Take the case of Barabati episode. No doubt the behavior of the exasperated spectators that evening was unbecoming of peace-loving people of Odisha. It has drawn flak from all quarters, and quite deservingly. But some people have gone to the extent of blaming the whole Odia community for the folly of a few. This stems out of the general practice of over-generalization.
If an objective look is taken at the whole gamut as a true sports lover, one can clearly realize that a mountain is being made out of a mole hill. Though condemnable, the reaction from the galleries was but natural given the poor performance of India. Cricket lovers, who had come from far-off places to see their stars dazzle, got restive and acted in desperation.
And not that such a thing happened for the first time. It has happened everywhere in every sport world over. History is replete with incidents wherein frustrated admirers reacted in such a manner, often violently, whenever their favorite players performed much below their expectations.
Even Mumbai’s Wankhede Stadium, the home pitch of Sunil Manohar Gavaskar who is the most vociferous advocate of banning Barabati from hosting matches in future, has not been free from such incidents. He should be reminded of the 2006 incident when Sachin Tendulkar was booed by the home crowd at Wankhede as the cricketing legend did not put up a good show. In 2013, Virat Kolhi too had to face a harsh crowd during an IPL match at Wankhede when he under-performed.
The stadium has also courted many other controversies on many counts in the past. But Gavaskar never had the audacity to utter a word against the unruly crowd, leave apart talking of ban. Then, why single out Barabati? The cricketing giant suggesting a ban in a patronizing tone is uncalled for, especially when he has no authority to do so.

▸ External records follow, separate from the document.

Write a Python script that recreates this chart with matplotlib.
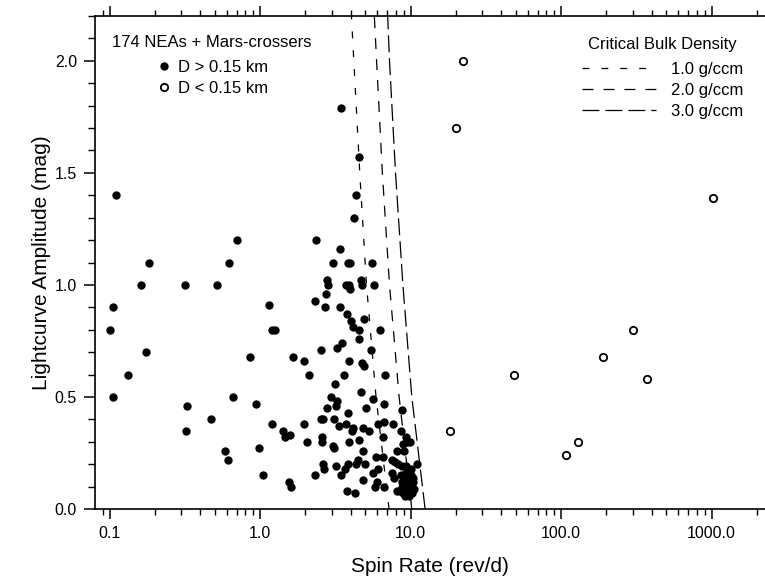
import matplotlib
matplotlib.use("Agg")
import matplotlib.pyplot as plt
from matplotlib.ticker import FixedLocator, FixedFormatter, MultipleLocator, LogLocator, NullFormatter

plt.rcParams['font.family'] = ['Liberation Sans', 'DejaVu Sans']
plt.rcParams['lines.scale_dashes'] = False

# D > 0.15 km (filled)
big_rate = [0.110, 0.703, 0.183, 0.622, 0.162, 0.318, 0.518, 0.105, 1.15, 0.101, 1.20, 1.26, 0.175,
            0.86, 0.133, 0.105, 0.662, 0.327, 0.94, 0.472, 0.322, 1.20, 0.585, 0.614, 0.985, 1.05,
            3.45, 4.53, 4.34, 4.21, 2.34, 3.40, 3.07, 3.83, 3.96, 5.58, 2.77, 2.84, 3.71, 3.90, 3.96,
            4.67, 4.76, 5.75, 2.75, 2.32, 2.72, 3.42, 3.80, 4.89, 4.01, 4.13, 4.53, 6.27, 4.53, 3.51,
            3.26, 2.54, 5.44,
            1.66, 1.96, 3.90, 4.74, 4.91, 2.13, 3.62, 6.77, 3.17, 4.71, 2.95, 3.23, 3.20, 5.61, 6.63,
            2.80, 5.04, 3.86, 8.74, 2.54, 2.62, 3.10, 1.96, 3.73, 3.37, 4.86, 5.32, 4.17, 4.07, 6.11,
            6.67, 7.69, 1.43, 1.47, 1.58, 8.61, 2.06, 2.57, 2.57, 3.92, 4.55, 6.59, 9.29, 9.44, 9.93,
            8.96, 3.07, 3.12, 8.10, 9.06, 4.81, 5.90, 6.53, 4.46, 4.34, 3.86, 4.98, 7.50, 7.89, 8.29,
            8.74, 9.34, 10.03, 11.1, 2.63, 2.66, 3.18, 3.67, 6.05, 5.66, 7.50, 7.77, 8.64, 10.34, 2.32,
            3.45, 4.81, 6.02, 5.84, 6.67, 1.57, 1.60, 3.77, 4.28,
            8.17, 8.74, 9.19, 9.67, 10.19, 9.44, 8.96, 9.93, 9.19, 10.44, 9.67, 8.51,
            9.5, 10.1, 9.0, 9.8, 10.6, 8.8, 9.3, 10.3, 9.6]
big_amp = [1.40, 1.20, 1.10, 1.10, 1.00, 1.00, 1.00, 0.90, 0.91, 0.80, 0.80, 0.80, 0.70,
           0.68, 0.60, 0.50, 0.50, 0.46, 0.47, 0.40, 0.35, 0.38, 0.26, 0.22, 0.27, 0.15,
           1.79, 1.57, 1.40, 1.30, 1.20, 1.16, 1.10, 1.10, 1.10, 1.10, 1.02, 1.00, 1.00, 1.00, 0.98,
           1.02, 1.00, 1.00, 0.96, 0.93, 0.90, 0.90, 0.87, 0.85, 0.84, 0.81, 0.80, 0.80, 0.76, 0.74,
           0.72, 0.71, 0.71,
           0.68, 0.66, 0.66, 0.65, 0.64, 0.60, 0.60, 0.60, 0.56, 0.52, 0.50, 0.48, 0.46, 0.49, 0.47,
           0.45, 0.45, 0.43, 0.44, 0.40, 0.40, 0.40, 0.38, 0.38, 0.37, 0.36, 0.35, 0.36, 0.35, 0.38,
           0.39, 0.38, 0.35, 0.32, 0.33, 0.35, 0.30, 0.32, 0.30, 0.30, 0.31, 0.32, 0.32, 0.30, 0.30,
           0.29, 0.28, 0.27, 0.26, 0.26, 0.26, 0.23, 0.23, 0.22, 0.20, 0.20, 0.20, 0.22, 0.21, 0.20,
           0.19, 0.19, 0.18, 0.20, 0.20, 0.18, 0.19, 0.18, 0.18, 0.16, 0.16, 0.14, 0.15, 0.14, 0.15,
           0.15, 0.13, 0.12, 0.10, 0.10, 0.12, 0.10, 0.08, 0.07,
           0.08, 0.10, 0.11, 0.12, 0.10, 0.08, 0.07, 0.08, 0.06, 0.12, 0.10, 0.08,
           0.13, 0.15, 0.14, 0.06, 0.09, 0.12, 0.16, 0.07, 0.18]

# D < 0.15 km (open)
small_rate = [22.3, 20.0, 1023, 301, 190, 48.7, 373, 18.3, 130, 108]
small_amp = [2.00, 1.70, 1.39, 0.80, 0.68, 0.60, 0.58, 0.35, 0.30, 0.24]

# critical spin rate for bulk density
crit_amp = [0.0, 0.5, 1.0, 1.5, 2.0, 2.2]
rate_1 = [7.2, 5.9, 5.1, 4.6, 4.2, 4.05]
rate_2 = [10.2, 8.4, 7.25, 6.5, 5.95, 5.75]
rate_3 = [12.5, 10.2, 8.9, 7.95, 7.25, 7.05]

fig = plt.figure(figsize=(7.65, 5.76), dpi=100)
ax = fig.add_axes([95/765, 67/576, 670/765, 493/576])

l1, = ax.plot(rate_1, crit_amp, color='k', lw=0.9, linestyle=(0, (5, 8.6)))
l2, = ax.plot(rate_2, crit_amp, color='k', lw=0.9, linestyle=(0, (7.9, 7.2)))
l3, = ax.plot(rate_3, crit_amp, color='k', lw=0.9, linestyle=(0, (12.2, 4.3)))

h1, = ax.plot(big_rate, big_amp, 'o', color='k', ms=6, mew=0)
h2, = ax.plot(small_rate, small_amp, 'o', mfc='white', mec='k', ms=5.3, mew=1.3)

ax.set_xscale('log')
ax.set_xlim(0.0801, 2266)
ax.set_ylim(0, 2.2)

ax.xaxis.set_major_locator(FixedLocator([0.1, 1, 10, 100, 1000]))
ax.xaxis.set_major_formatter(FixedFormatter(['0.1', '1.0', '10.0', '100.0', '1000.0']))
ax.xaxis.set_minor_locator(LogLocator(base=10, subs=range(2, 10), numticks=20))
ax.xaxis.set_minor_formatter(NullFormatter())
ax.yaxis.set_major_locator(FixedLocator([0, 0.5, 1.0, 1.5, 2.0]))
ax.yaxis.set_major_formatter(FixedFormatter(['0.0', '0.5', '1.0', '1.5', '2.0']))
ax.yaxis.set_minor_locator(MultipleLocator(0.1))

ax.spines['right'].set_visible(False)
for s in ['left', 'bottom', 'top']:
    ax.spines[s].set_linewidth(1.2)
ax.tick_params(which='major', direction='out', length=7, width=1.1, labelsize=11.5, top=True, right=False, pad=5)
ax.tick_params(which='minor', direction='out', length=4, width=1.0, top=True, right=False)
ax.tick_params(axis='y', which='minor', length=5)
ax.tick_params(axis='y', which='major', length=8)

ax.set_xlabel('Spin Rate (rev/d)', fontsize=15, labelpad=12)
ax.set_ylabel('Lightcurve Amplitude (mag)', fontsize=15, labelpad=3)

leg1 = ax.legend([h1, h2], ['D > 0.15 km', 'D < 0.15 km'], title='174 NEAs + Mars-crossers',
                 loc='upper left', bbox_to_anchor=(0.025, 0.962), frameon=False, fontsize=12,
                 title_fontsize=12, handlelength=1, handletextpad=0.35, labelspacing=0.36,
                 borderpad=0, borderaxespad=0)
leg1._legend_box.sep = 0.36 * 12 + 3
ax.add_artist(leg1)
leg2 = ax.legend([l1, l2, l3], ['1.0 g/ccm', '2.0 g/ccm', '3.0 g/ccm'], title='Critical Bulk Density',
                 loc='upper right', bbox_to_anchor=(0.967, 0.958), frameon=False, fontsize=12,
                 title_fontsize=12, handlelength=4.4, handletextpad=0.9, labelspacing=0.36,
                 borderpad=0, borderaxespad=0)
leg2._legend_box.sep = 0.36 * 12 + 3

fig.savefig('out.png', dpi=100)
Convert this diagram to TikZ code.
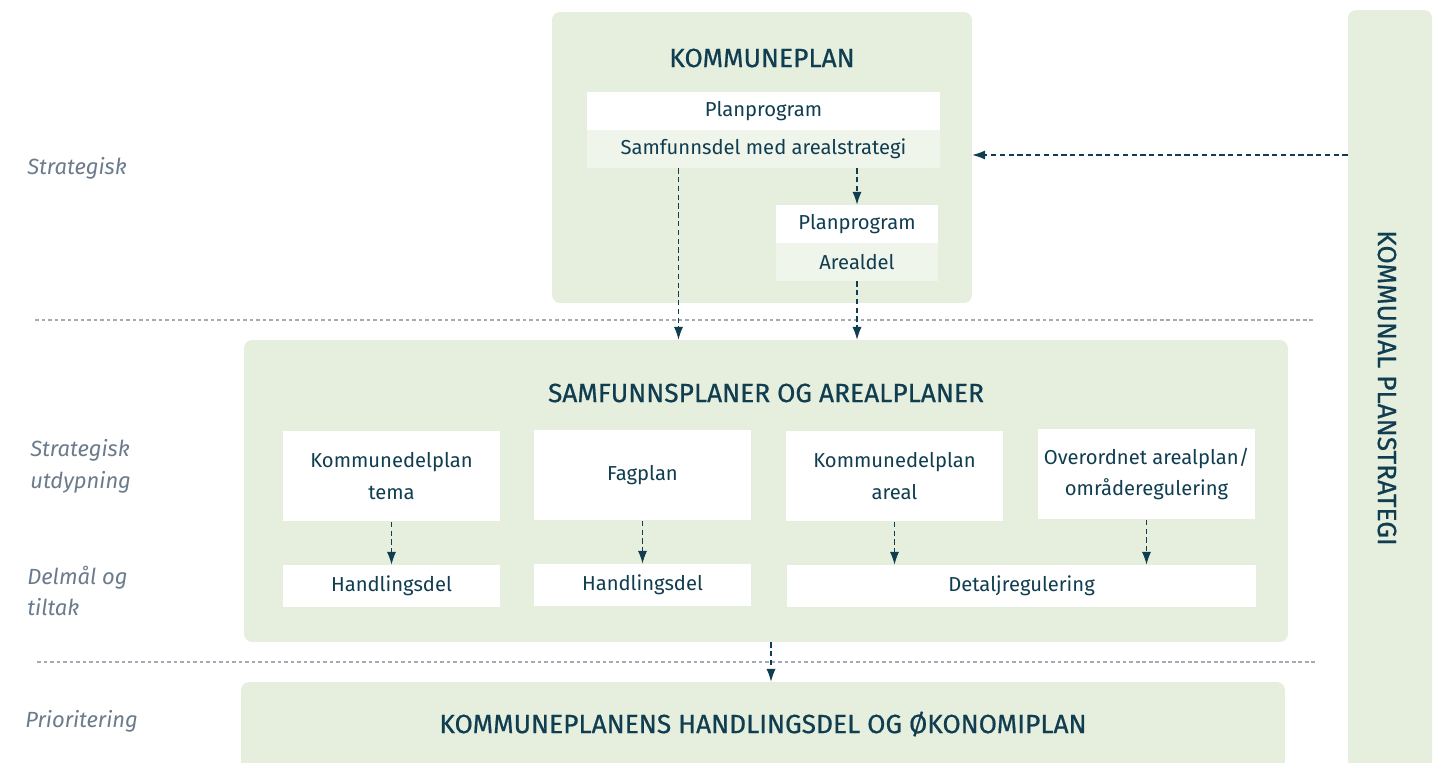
\documentclass[tikz,border=0pt]{standalone}
\usepackage{fontspec}
\setmainfont{Fira Sans}
\newfontfamily\titlefont[FakeBold=0.6]{Fira Sans}
\usepackage{tikz}
\usetikzlibrary{calc,arrows.meta}

\definecolor{planteal}{HTML}{103D50}
\definecolor{plangreen}{HTML}{E6EFDE}
\definecolor{planrow}{HTML}{F0F5EB}
\definecolor{levelgray}{HTML}{6B7B8C}
\definecolor{sepgray}{HTML}{A3ABB4}

\begin{document}
\begin{tikzpicture}[x=0.02cm, y=-0.02cm, text=planteal,
    font=\fontsize{11.5}{18}\selectfont,
    greenbox/.style={fill=plangreen, rounded corners=4.5pt, inner sep=0pt},
    whitebox/.style={fill=white, inner sep=0pt, align=center},
    rowbox/.style={fill=planrow, inner sep=0pt, align=center},
    title/.style={font=\titlefont\fontsize{15}{18}\selectfont},
    level/.style={anchor=west, align=left, inner sep=0pt, text=levelgray, font=\itshape\fontsize{12.5}{18}\selectfont},
    flow/.style={densely dashed, planteal, line width=0.6pt, -{Latex[length=7.3pt,width=5.2pt]}},
    sep/.style={sepgray, line width=0.6pt, dash pattern=on 2.2pt off 1.5pt}]

    \useasboundingbox (0,0) rectangle (1433,763);
    \clip (0,0) rectangle (1433,763);

    %levels
    \node[level] (lvl1) at (27,168) {Strategisk};
    \node[level] (lvl2) at (30,466) {Strategisk\\utdypning};
    \node[level] (lvl3) at (27,591) {Delmål og\\tiltak};
    \node[level] (lvl4) at (25,721) {Prioritering};

    %separators
    \draw[sep] (35,320) -- (1313,320);
    \draw[sep] (37,662) -- (1316,662);

    %kommunal planstrategi
    \node[greenbox, minimum width=1.68cm, minimum height=15.6cm] (kps) at (1390,400) {};
    \node[title, rotate=-90] (kpstext) at (1387,388) {KOMMUNAL PLANSTRATEGI};

    %kommuneplan
    \node[greenbox, minimum width=8.4cm, minimum height=5.82cm] (kp) at (762,157.5) {};
    \node[title] (kptext) at (762,58) {KOMMUNEPLAN};
    \node[whitebox, minimum width=7.06cm, minimum height=0.76cm] (pp1) at (763.5,111) {Planprogram};
    \node[rowbox, minimum width=7.06cm, minimum height=0.76cm] (samf) at (763.5,149) {Samfunnsdel med arealstrategi};
    \node[whitebox, minimum width=3.24cm, minimum height=0.76cm] (pp2) at (857,224) {Planprogram};
    \node[rowbox, minimum width=3.24cm, minimum height=0.76cm] (areal) at (857,262) {Arealdel};

    %samfunnsplaner og arealplaner
    \node[greenbox, minimum width=20.88cm, minimum height=6.04cm] (sap) at (766,491) {};
    \node[title] (saptext) at (766,393) {SAMFUNNSPLANER OG AREALPLANER};
    \node[whitebox, minimum width=4.34cm, minimum height=1.82cm] (kdtema) at (391.5,476) {Kommunedelplan\\tema};
    \node[whitebox, minimum width=4.34cm, minimum height=1.82cm] (fag) at (642.5,475) {Fagplan};
    \node[whitebox, minimum width=4.34cm, minimum height=1.82cm] (kdareal) at (894.5,476) {Kommunedelplan\\areal};
    \node[whitebox, minimum width=4.34cm, minimum height=1.82cm] (oap) at (1146.5,474) {Overordnet arealplan/\\områderegulering};
    \node[whitebox, minimum width=4.34cm, minimum height=0.84cm] (hd1) at (391.5,586) {Handlingsdel};
    \node[whitebox, minimum width=4.34cm, minimum height=0.84cm] (hd2) at (642.5,585) {Handlingsdel};
    \node[whitebox, minimum width=9.38cm, minimum height=0.84cm] (detalj) at (1021.5,586) {Detaljregulering};

    %handlingsdel og økonomiplan
    \node[greenbox, minimum width=20.88cm, minimum height=2.16cm] (hok) at (763,736) {};
    \node[title] (hoktext) at (763,724) {KOMMUNEPLANENS HANDLINGSDEL OG ØKONOMIPLAN};

    %arrow ends
    \coordinate (samfout) at ($(samf.south)+(-85,0)$);
    \coordinate (sapout) at ($(sap.south)+(5,0)$);
    \coordinate (kpsout) at ($(kps.west |- samf)+(0,6)$);

    %arrows
    \draw[flow] (kpsout) -- (kpsout -| kp.east);
    \draw[flow] (samf.south -| pp2.north) -- (pp2.north);
    \draw[flow] (samfout) -- (samfout |- sap.north);
    \draw[flow] (areal.south) -- (areal.south |- sap.north);
    \foreach \a/\b in {kdtema/hd1, fag/hd2}
        \draw[flow] (\a.south) -- (\b.north);
    \foreach \a in {kdareal, oap}
        \draw[flow] (\a.south) -- (\a.south |- detalj.north);
    \draw[flow] (sapout) -- (sapout |- hok.north);

\end{tikzpicture}
\end{document}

As incidents like this have happened many times in the past and would no doubt keep happening in the future, the best solution is to ignore the one in hand and develop a mechanism to ensure that such incidents do not recur in future wherever the matches are held.
Instead of exhibiting holier-than-thou attitude and indulging in blame-game, BCCI should formulate a set of standard operating procedures (SOP) applicable to all the stadiums and ensure their strict adherence by the state cricket bodies while hosting a match. It should rather play a pro-active role in ensuring incident-free matches than repenting at leisure after something like this happens.